Even though you’d trusted him not to. Even though it was a dumb summer fling. 

There’s no way for me to be able to blame the entire unraveling of my life on a summer relationship. The years that followed the span of our short, fiery relationship included treatment for an eating disorder and bipolar depression. I lost most of my body weight in an effort to disappear and maybe burn out my own flame the same way ours had gone out that summer. He is not the sole cause of my trust issues; my ceaseless desire to know what is going on and if my current boyfriend is safe; my sensitivity to words or actions people commit; or the issues I have with my own body and brain to this day. He is also not the sole reason I have finally learned what I need from a relationship partner, nor is he responsible for my having learned to trust my gut before I let someone wrap their talons around my wrists. I am stronger because I have grown to be stronger: I have fought up more hills and storms than just a relationship that even my close friends are afraid to bring up around me, simply because they know how tragic it was. 

Life is full of choices, and the people who set us on certain paths in one moment or another are not necessarily going to be the people that we are involved with for the rest of our lives.

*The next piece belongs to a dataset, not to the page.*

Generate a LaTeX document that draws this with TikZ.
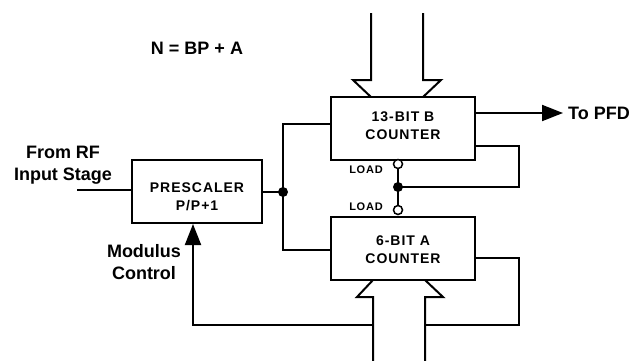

People are bound by change, both good and bad, and there are so few things that we are given the chance to hold onto and keep forever. 

“Not love” and the seasons are not always part of that. Summers will come and summers will go. Every summer, you may find yourself falling into “love” and “not love”, and along the way of these journeys you will learn something about yourself. There is no better way to appreciate the delicate nature of living than to go out there and realize that things will not always be perfect, predictable, or easy—but that they will be worth it nonetheless. The brightest things that burn and fade leave us with remains on which to build a new foundation.

There are no such things as coincidences.